Amid the hustle and bustle of today’s fast-paced world, it can be difficult to make decisions about running your business. You need to drive engagement and interaction with your customers while giving them something they can’t live without. That’s where making data-driven decisions comes into play. If you know and understand customer behavior, you can make better decisions overall. Whether you’re an e-commerce startup or an established B2B organization, website heatmaps can be an asset in your analytical toolbox. In this article, we’ll tell you how.
What Are Heatmaps
In the wonderful world of website analytics, Heatmaps are one of the best resources for understanding audience/customer behavior, decisions, and actions. A heatmap is merely a color-coded visual representation of accumulated data. They can be used in everything from finance and real estate to understanding website analytics. Website heatmaps provide insight, crucial analytics, and valuable data. Through the incorporation of various other tools, you can understand user interaction, map out potential conversion points, tweak layouts, make improvements, and find new ways to optimize everything from the website experience to possible conversion opportunities.
Improve Site Layouts
A great deal can be said about the importance of site layout, navigation, and user interface. A clunky, poorly designed website that’s loaded with obtuse, complicated forms or no clear way to find anything will not lead to conversions. Sites need to be easy to navigate, convenient, and help users find a way to easily purchase your products. In other words, there should always be a clear conversion point and funnel carving out the path to those conversions. Heatmap analytics help you optimize your site and capitalize on those opportunities while simultaneously providing a high level of customer satisfaction. You can test out changes to your site, create different interfaces, add simple forms at certain points (such as when someone leaves the checkout process without making a purchase) and understand why. Using A/B testing, you can send users to two distinct versions of a website and analyze which one generated more conversions from customers.

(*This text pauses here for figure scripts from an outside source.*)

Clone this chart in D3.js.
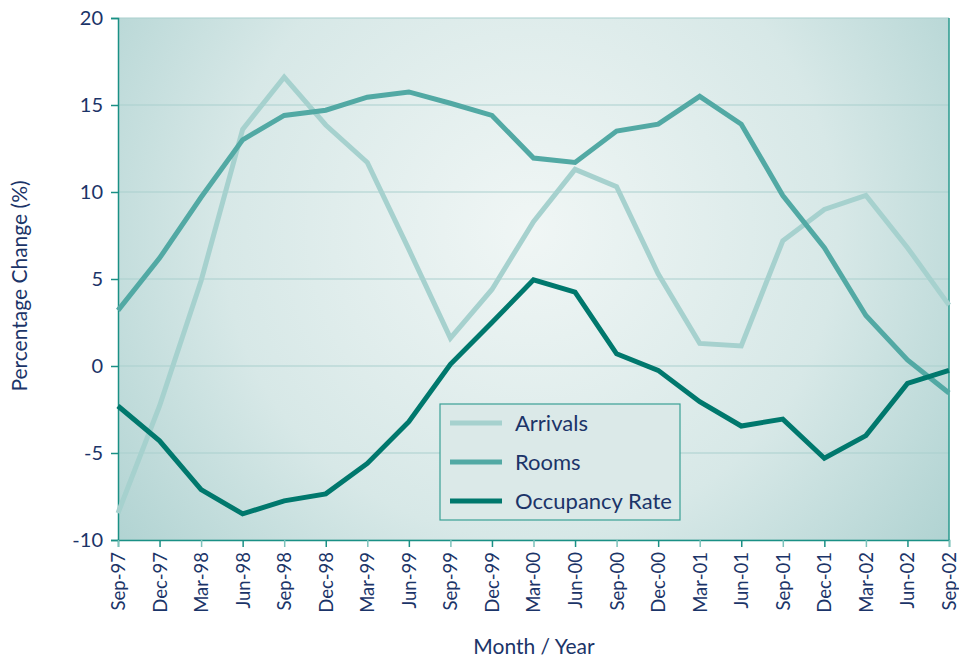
<!DOCTYPE html>
<html lang="en">
<head>
    <meta charset="UTF-8">
    <title>Percentage Change</title>
    <script type="text/javascript" src="https://d3js.org/d3.v7.min.js"></script>
    <style>
        body{
            margin: 0;
            background-color: white;
        }
        text{
            font-family: Lato, "Open Sans", sans-serif;
            fill: #1b3468;
        }
    </style>
</head>
<body>
    <script type="text/javascript">
        var width = 959;
        var height = 659;

        // data
        var months = ["Sep-97","Dec-97","Mar-98","Jun-98","Sep-98","Dec-98","Mar-99","Jun-99","Sep-99","Dec-99",
                      "Mar-00","Jun-00","Sep-00","Dec-00","Mar-01","Jun-01","Sep-01","Dec-01","Mar-02","Jun-02","Sep-02"];
        var arrivals = [-8.45,-2.3,4.9,13.6,16.6,13.85,11.7,6.7,1.6,4.4,8.3,11.3,10.3,5.3,1.3,1.15,7.2,9.0,9.8,6.8,3.5];
        var rooms = [3.2,6.2,9.7,13.0,14.4,14.7,15.45,15.75,15.1,14.4,11.95,11.7,13.5,13.9,15.5,13.9,9.8,6.8,2.9,0.35,-1.55];
        var occupancy = [-2.3,-4.3,-7.1,-8.5,-7.75,-7.35,-5.6,-3.2,0.1,2.5,4.95,4.25,0.7,-0.25,-2.05,-3.45,-3.05,-5.3,-4.0,-1.0,-0.25];
        var yTicks = [-10,-5,0,5,10,15,20];

        var series = [
            {name: "Arrivals", values: arrivals, color: "#a6d1ce"},
            {name: "Rooms", values: rooms, color: "#52a9a4"},
            {name: "Occupancy Rate", values: occupancy, color: "#00786d"}
        ];

        var margin = {left: 118, right: 10, top: 18, bottom: 119};
        var w = width - margin.left - margin.right;
        var h = height - margin.top - margin.bottom;

        var svg = d3.select("body").append("svg")
            .attr("width", width)
            .attr("height", height);

        // 背景渐变
        var grad = svg.append("defs").append("radialGradient")
            .attr("id", "bg")
            .attr("gradientUnits", "userSpaceOnUse")
            .attr("cx", 530).attr("cy", 230).attr("r", 560);
        grad.append("stop").attr("offset", "0%").attr("stop-color", "#f0f6f5");
        grad.append("stop").attr("offset", "55%").attr("stop-color", "#d7e8e7");
        grad.append("stop").attr("offset", "100%").attr("stop-color", "#a9cfce");

        var x = d3.scalePoint().domain(months).range([0, w]);
        var y = d3.scaleLinear().domain([-10, 20]).range([h, 0]);

        var g = svg.append("g").attr("transform", "translate(" + margin.left + "," + margin.top + ")");

        g.append("rect")
            .attr("width", w).attr("height", h)
            .attr("fill", "url(#bg)")
            .attr("transform", "translate(" + (-margin.left) + "," + (-margin.top) + ")")
            .attr("x", margin.left).attr("y", margin.top);

        // gridlines
        g.selectAll(".grid").data(yTicks).enter().append("line")
            .attr("x1", 0).attr("x2", w)
            .attr("y1", d => y(d)).attr("y2", d => y(d))
            .attr("stroke", "#a9d0cd").attr("stroke-width", 1.2);

        // right border
        g.append("line").attr("x1", w).attr("x2", w).attr("y1", 0).attr("y2", h)
            .attr("stroke", "#2a9a8e").attr("stroke-width", 1.5);

        // y axis
        var yAxis = g.append("g").call(d3.axisLeft(y).tickValues(yTicks).tickSize(7).tickPadding(8)
            .tickFormat(d => String(d)));
        yAxis.select(".domain").attr("stroke", "#1a9085").attr("stroke-width", 1.5);
        yAxis.selectAll(".tick line").attr("stroke", "#1a9085").attr("stroke-width", 1.5);
        yAxis.selectAll(".tick text").attr("font-size", 20).style("font-family", "Lato, sans-serif").attr("fill", "#1b3468");

        // x axis
        var xAxis = g.append("g").attr("transform", "translate(0," + h + ")")
            .call(d3.axisBottom(x).tickSize(7).tickPadding(6));
        xAxis.select(".domain").attr("stroke", "#1a9085").attr("stroke-width", 1.5);
        xAxis.selectAll(".tick line").attr("stroke", (d, i) => i % 2 ? "#1a9085" : "#7cc2bb").attr("stroke-width", 1.5);
        xAxis.selectAll(".tick text")
            .attr("font-size", 18.5).style("font-family", "Lato, sans-serif").attr("fill", "#1b3468")
            .attr("transform", "rotate(-90)")
            .attr("text-anchor", "end")
            .attr("dx", "-12").attr("dy", "0.35em").attr("x", 0).attr("y", 0);

        // lines
        var line = d3.line()
            .x((d, i) => x(months[i]))
            .y(d => y(d));

        g.selectAll(".series").data(series).enter().append("path")
            .attr("d", d => line(d.values))
            .attr("fill", "none")
            .attr("stroke", d => d.color)
            .attr("stroke-width", 5)
            .attr("stroke-linejoin", "miter");

        // legend
        var lg = svg.append("g").attr("transform", "translate(440,404)");
        lg.append("rect").attr("width", 240).attr("height", 116)
            .attr("fill", "#dbe9e8").attr("stroke", "#3aa095").attr("stroke-width", 1.2);
        series.forEach(function(s, i){
            var yy = 19 + i * 39;
            lg.append("line").attr("x1", 10).attr("x2", 62).attr("y1", yy).attr("y2", yy)
                .attr("stroke", s.color).attr("stroke-width", 5);
            lg.append("text").attr("x", 75).attr("y", yy).attr("dy", "0.35em")
                .attr("font-size", 22).text(s.name);
        });

        // titles
        svg.append("text")
            .attr("transform", "translate(27," + (margin.top + h / 2 + 7) + ") rotate(-90)")
            .attr("text-anchor", "middle").attr("font-size", 21)
            .text("Percentage Change (%)");
        svg.append("text")
            .attr("x", 534).attr("y", 654)
            .attr("text-anchor", "middle").attr("font-size", 21)
            .text("Month / Year");
    </script>
</body>
</html>
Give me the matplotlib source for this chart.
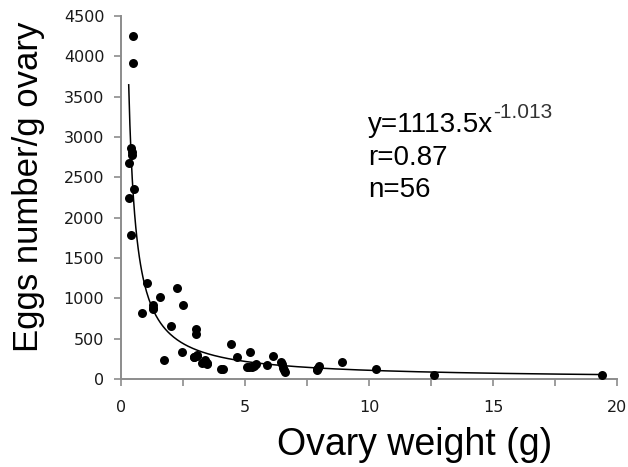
import numpy as np
import matplotlib
matplotlib.use('Agg')
import matplotlib.pyplot as plt

# ovary weight (g) and eggs number per g ovary
ovary_weight = [0.50, 0.50, 0.39, 0.46, 0.31, 0.51, 0.33, 0.39,
                1.06, 2.27, 1.56, 1.28, 1.30, 2.51, 0.86, 2.02,
                3.01, 3.01, 4.42, 2.45, 1.73, 2.94, 3.08, 3.25,
                3.48, 3.37, 4.05, 4.66, 5.20, 5.07, 5.28, 5.45,
                5.88, 6.11, 6.46, 6.54, 6.60, 7.89, 7.98, 7.95,
                8.91, 10.27, 12.62, 19.38,
                0.45, 3.35, 5.35, 6.50, 7.92, 3.05, 2.95, 5.15,
                6.58, 3.45, 4.10, 1.30]
eggs_per_g = [4250, 3920, 2870, 2780, 2680, 2360, 2250, 1780,
              1195, 1125, 1013, 920, 862, 918, 822, 657,
              616, 558, 432, 331, 240, 277, 300, 200,
              186, 230, 126, 269, 333, 147, 147, 190,
              168, 285, 205, 140, 85, 112, 163, 135,
              207, 124, 54, 54,
              2820, 210, 160, 180, 125, 290, 270, 150,
              110, 195, 130, 885]

# power trendline printed on the chart
fit_a = 1113.5
fit_b = -1.013

x_ticks = np.arange(0, 20.1, 2.5)
x_labels = ['0', '', '5', '', '10', '', '15', '', '20']
y_ticks = np.arange(0, 4501, 500)

fig = plt.figure(figsize=(6.28, 4.67), dpi=100)
ax = fig.add_axes([0.1927, 0.1884, 0.7898, 0.7773])

xs = np.linspace(min(ovary_weight), max(ovary_weight), 400)
ax.plot(xs, fit_a * xs ** fit_b, color='black', lw=1.1, zorder=2)
ax.scatter(ovary_weight, eggs_per_g, s=42, color='black', zorder=3, linewidths=0)

ax.set_xlim(0, 20)
ax.set_ylim(0, 4500)
ax.set_xticks(x_ticks)
ax.set_xticklabels(x_labels)
ax.set_yticks(y_ticks)

for s in ['top', 'right']:
    ax.spines[s].set_visible(False)
for s in ['left', 'bottom']:
    ax.spines[s].set_color('#8c8c8c')
    ax.spines[s].set_linewidth(1.4)

ax.tick_params(axis='both', direction='out', length=5, width=1.2,
               color='#8c8c8c', labelcolor='#1a1a1a', labelsize=11.5)
ax.tick_params(axis='x', pad=10)
ax.tick_params(axis='y', pad=7)

fig.text(0.045, 0.600, 'Eggs number/g ovary', rotation=90, ha='center', va='center',
         fontsize=25, family='Liberation Sans')
fig.text(0.660, 0.047, 'Ovary weight (g)', ha='center', va='center',
         fontsize=27, family='Liberation Sans')

t1 = ax.text(0.498, 0.70, 'y=1113.5x', transform=ax.transAxes, ha='left', va='center',
             fontsize=20, family='Liberation Sans')
ax.annotate('-1.013', xy=(1.0, 0.60), xycoords=t1, ha='left', va='bottom',
            fontsize=15, family='Liberation Sans', color='#333333')
ax.text(0.498, 0.609, 'r=0.87', transform=ax.transAxes, ha='left', va='center',
        fontsize=20, family='Liberation Sans')
ax.text(0.498, 0.521, 'n=56', transform=ax.transAxes, ha='left', va='center',
        fontsize=20, family='Liberation Sans')

plt.savefig('out.png', dpi=100)
plt.close()
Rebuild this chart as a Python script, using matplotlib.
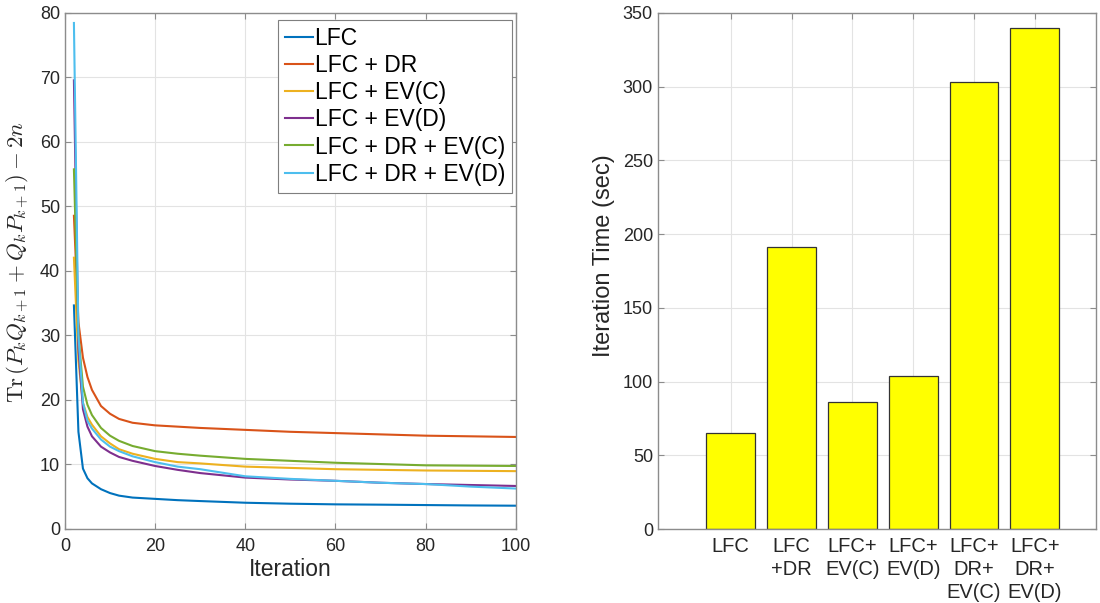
import matplotlib
matplotlib.use("Agg")
import matplotlib.pyplot as plt

plt.rcParams['font.family'] = ['Liberation Sans', 'DejaVu Sans']
plt.rcParams['mathtext.fontset'] = 'cm'

iters = [2, 3, 4, 5, 6, 8, 10, 12, 15, 20, 25, 30, 40, 50, 60, 70, 80, 90, 100]
lfc = [34.6, 15.0, 9.3, 7.8, 7.0, 6.1, 5.5, 5.1, 4.8, 4.6, 4.4, 4.26, 4.0, 3.85, 3.75, 3.7, 3.64, 3.58, 3.54]
lfc_dr = [48.5, 32.0, 26.5, 23.5, 21.5, 19.0, 17.8, 17.0, 16.4, 16.0, 15.8, 15.6, 15.3, 15.0, 14.8, 14.6, 14.4, 14.3, 14.2]
lfc_evc = [42.0, 26.0, 19.5, 17.3, 16.1, 14.3, 13.2, 12.3, 11.6, 10.8, 10.3, 10.1, 9.6, 9.4, 9.2, 9.1, 9.0, 8.95, 8.9]
lfc_evd = [69.5, 28.0, 18.5, 15.8, 14.3, 12.7, 11.8, 11.1, 10.5, 9.7, 9.1, 8.6, 7.9, 7.6, 7.4, 7.1, 6.9, 6.75, 6.6]
lfc_dr_evc = [55.7, 30.0, 22.0, 19.2, 17.6, 15.6, 14.4, 13.6, 12.8, 12.0, 11.6, 11.3, 10.8, 10.5, 10.2, 10.0, 9.8, 9.75, 9.7]
lfc_dr_evd = [78.4, 30.0, 19.5, 16.7, 15.5, 13.8, 12.7, 12.0, 11.2, 10.3, 9.6, 9.2, 8.1, 7.7, 7.4, 7.1, 6.9, 6.5, 6.2]

series_labels = ['LFC', 'LFC + DR', 'LFC + EV(C)', 'LFC + EV(D)', 'LFC + DR + EV(C)', 'LFC + DR + EV(D)']
series_colors = ['#0072BD', '#D95319', '#EDB120', '#7E2F8E', '#77AC30', '#4DBEEE']

bar_labels = ['LFC', 'LFC\n+DR', 'LFC+\nEV(C)', 'LFC+\nEV(D)', 'LFC+\nDR+\nEV(C)', 'LFC+\nDR+\nEV(D)']
bar_times = [65, 191, 86, 104, 303, 340]

fig = plt.figure(figsize=(11, 6.03), dpi=100)
axcol = '#262626'
spcol = '#8c8c8c'

def style(ax):
    for s in ax.spines.values():
        s.set_color(spcol)
        s.set_linewidth(1.0)
    ax.tick_params(direction='in', top=True, right=True, colors=spcol,
                   labelcolor=axcol, labelsize=13, length=4)
    ax.grid(True, color='#e3e3e3', linewidth=0.8)
    ax.set_axisbelow(True)

ax1 = fig.add_axes([0.059, 0.1235, 0.41, 0.8555])
data = [lfc, lfc_dr, lfc_evc, lfc_evd, lfc_dr_evc, lfc_dr_evd]
for vals, lab, col in zip(data, series_labels, series_colors):
    ax1.plot(iters, vals, color=col, linewidth=1.5, label=lab)
ax1.set_xlim(0, 100)
ax1.set_ylim(0, 80)
ax1.set_xticks(range(0, 101, 20))
ax1.set_yticks(range(0, 81, 10))
style(ax1)
ax1.tick_params(axis='x', pad=7)
ax1.set_xlabel('Iteration', fontsize=16.5, color=axcol, labelpad=2)
ax1.set_ylabel(r'$\mathrm{Tr}\,(P_kQ_{k+1}+Q_kP_{k+1})-2n$', fontsize=16.5, color=axcol)
ax1.yaxis.set_label_coords(-0.075, 0.516)
leg = ax1.legend(loc='upper right', bbox_to_anchor=(0.991, 0.9855), borderaxespad=0,
                 fontsize=16.5, handlelength=1.2, handletextpad=0.08,
                 borderpad=0.3, labelspacing=0.18, fancybox=False, framealpha=1)
leg.get_frame().set_edgecolor('#7f7f7f')
leg.get_frame().set_linewidth(0.8)

ax2 = fig.add_axes([0.598, 0.1225, 0.398, 0.856])
pos = list(range(1, len(bar_times) + 1))
ax2.bar(pos, bar_times, width=0.8, color='#FFFF00', edgecolor='#333333', linewidth=0.9)
ax2.set_xlim(-0.2, 7.0)
ax2.set_ylim(0, 350)
ax2.set_yticks(range(0, 351, 50))
ax2.set_xticks(pos)
ax2.set_xticklabels(bar_labels, va='top', linespacing=1.25)
style(ax2)
ax2.tick_params(axis='x', labelsize=14.5, pad=6)
ax2.set_ylabel('Iteration Time (sec)', fontsize=17, color=axcol)
ax2.yaxis.set_label_coords(-0.098, 0.53)

fig.savefig('out.png', dpi=100)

Find Out How Users Interact With Your Site
Understanding how users interact with your site is crucial. The best way to figure this out is through session recording. On a website, a session is the amount of time or duration a visitor spends on the website and includes such metrics as click rate, hovering over items with the mouse, scrolling, which web pages they visit, and how long they’re spending on each page. It can also discover information about whether or not they’re adding things to their cart or if they decide to complete the checkout process. Session recording tools are practical for reviewing an entire session for each user to generate long term data. When used in conjunction with other data and analysis tools, session recording can create a comprehensive idea for what needs work, what is working, and where possible conversion optimization opportunities can occur.
Keep Visitors On Your Page
Creating conversions is a significant challenge. Using a powerful website heatmap tool is the best method of keeping visitors on your site, having a positive experience, and ultimately purchasing your product. How? By informing you of optimization opportunities and giving you the ability to implement them quickly. If visitors aren’t staying on your product pages and making purchases, it means there’s something keeping them from doing so. Understanding their entire experience and developing new methods of keeping them on the most important pages that lead to conversions is only one way you can leverage heatmap data to optimize the experience for your business, potential customers, and returning customers alike.
Understand Traffic Sources
Heatmaps identify traffic sources and help you analyze which are performing well and which ones are actively hurting potential conversions. With a year’s worth of data at your disposal, you can look at all the stops on your conversion funnel with the benefit of several month’s worth of data. When you want to test a new hypothesis or function, you can look at that traffic data and use it to inform your changes. It helps to identify which pages create the entry to the funnel. Is it a product page? The landing page? The cart itself? A blog? Whatever the case, you need to know where the most effective entry point is to get the best results. Heatmaps will help you assess this data and figure out which traffic sources are most viable and where to go from there to get more users to follow the entire funnel. Optimization is tough, so using every tool at your disposal can be quite beneficial for increasing ROI and conversions as you run your business online.